In the past few months, we have acknowledged leaning to any price turn taking a year, or more, rather than sooner, and market activity continues to bear that out. No matter what the latest “news” development is for PMs that paints a rosy picture, those in the fundamentalist camp are looking through rose-colored glasses to expect change in the near future. The charts continue to tell a more accurate story that belie all known| fundamentals, and the charts shown here depict a market in decline with no apparent end in sight.
The month is not yet over, and anything can happen before the 30th. A monthly chart is presented to show how the last three months have had overlapping bars. This means there is a greater battle between buyers and sellers at a level where sellers should be in total control.
Contrast the last three bars with the two preceding, and the other two rally bars show less overlap, indicating greater EUM, [Ease of Upward Movement]. The ranges of the two rally bars are also larger than the last three decline bars which supports the conclusions made.
It takes more time and greater effort to turn a monthly trend than a weekly or a daily one. While there is no evidence of a turn in trend, the fact that price is hugging the upper down channel line is more positive. In a down market, one would expect to see price hugging the lower channel line.
The weekly shows a slightly different picture with price nearer the lower channel line. We can infer price is closer to a potential support area, and volume increased in the process. The significance of the increase in volume is addressed on the daily chart, and again on the silver weekly/daily charts.
The daily is a more complicated read, yet revealing about that 1,500 contract sale, seen on the third bar from the end with a sharp volume increase. One would expect a big “win” for the bears, with all that unopposed selling, yet the location of the close, mid-range the bar, tells us buyers were equally present, keeping price from closing lower.
It is the nest two trading days that make the read more complicated. Thursday, 2nd bar from the end, only went marginally lower than Wednesday’s low and closed higher than the opening. Volume was much higher than average, of late, so buyers were again present, keeping price from extending lower. Friday’s activity is the coin toss.
After two days of showing some presence, buyers could not take advantage and rally price higher. At the same time, sellers could not take advantage of the trend momentum and press price lower. This makes Friday an inside day, and the range was small. From small ranges, a form of market balance, we can expect imbalance to follow. Note the small bar, 4th from the end. It led to a wide-range imbalance sell-off, next day
The advantage of reading developing market activity, as we are doing, is you do not have to know in advance in which direction price will move. Instead, we assess the situation and prepare accordingly, following the market is it moves directionally.
This analysis is all about the paper futures market, and there is no reason to be on the long side. As to the physical, continued buying is always recommended, especially at these low levels. The reason for buying is to own and hold the physical in opposition to the central banker’s worthless fiat issue, as the most effective means of preservation/protection of one’s capital.
Monthly silver is holding better than gold by virtue of the last three bars contained in the range of the 4th bar. Gold’s 4th bar has already been exceeded, downside. The message is one of effort v result.
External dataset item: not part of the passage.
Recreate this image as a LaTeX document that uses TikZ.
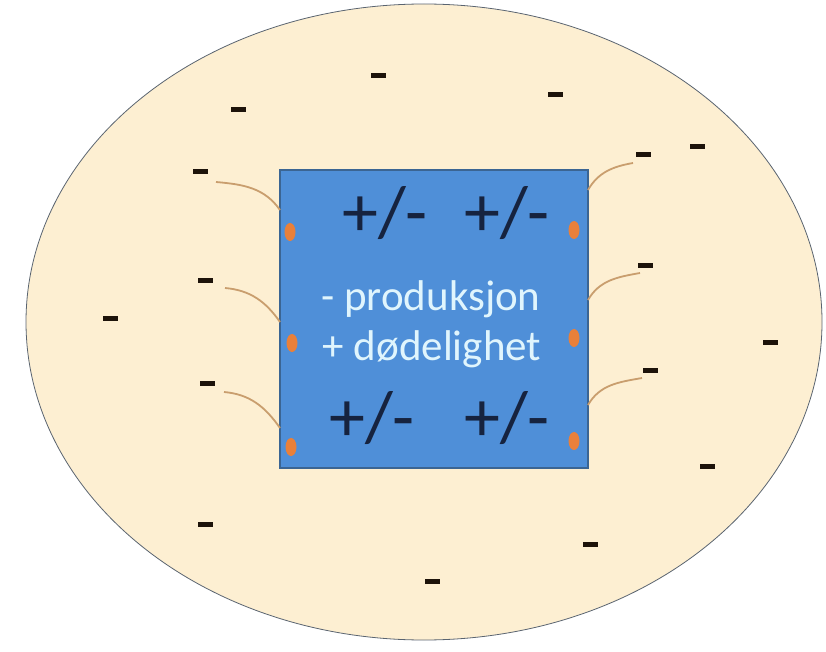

The 4th bar shows EUM, and the next three down bars are labored, by comparison.
Price is staying closer to the upper channel line, [resistance], and not reacting away from it. Plus, all the activity is occurring at an Axis line, a line that acts as support in one area, then becomes resistance, or vice versa, as here.
The trend has not ended, but it is showing potential for change as much for continuation.
Volume is the market’s energy indicator. The greater the volume, especially at an area of support, [and resistance, as well], the greater one needs to pay attention. It is “smart money” that creates volume and moves markets. It is the public that responds, almost always at the wrong time, [selling lows, buying highs].
If smart money wants to move a market lower, it sells, [creating greater volume] at higher price levels, in anticipation of buying in at lower levels. Look at the high volume low in June. Weak hands were selling, sell stops being triggered, while smart money was on the other side, buying. Then note the high volume at the swing high at the end of August, the reverse effect.
Will the same hold true for this past week? We do not know. Volume was not as great, but we do not need to know, in advance. If a swing low develops, there will be evidence of one on the lower time frames that may afford a low-risk entry. That, in turn, depends on ones’ trading style. The point is to see how it is the market that provides the most reliable information.
The daily chart appears as the weakest in position of the three time frames. It is closer to a potential turnaround, or ready to head for new lows.
The increase in volume on Wednesday, and slightly higher on Thursday tell of a potential story as the daily gold chart. It is always best to let the market show its hand, and then follow. Examples of that were given on the weekly chart with the June low and August high. These signs work on all time frames.
Buyers, or Stackers, should continue unabated. Those looking to trade paper futures have no reason to buy. We have not been advocates of the short side, just because we do not like the company and refuse to be a party to their efforts.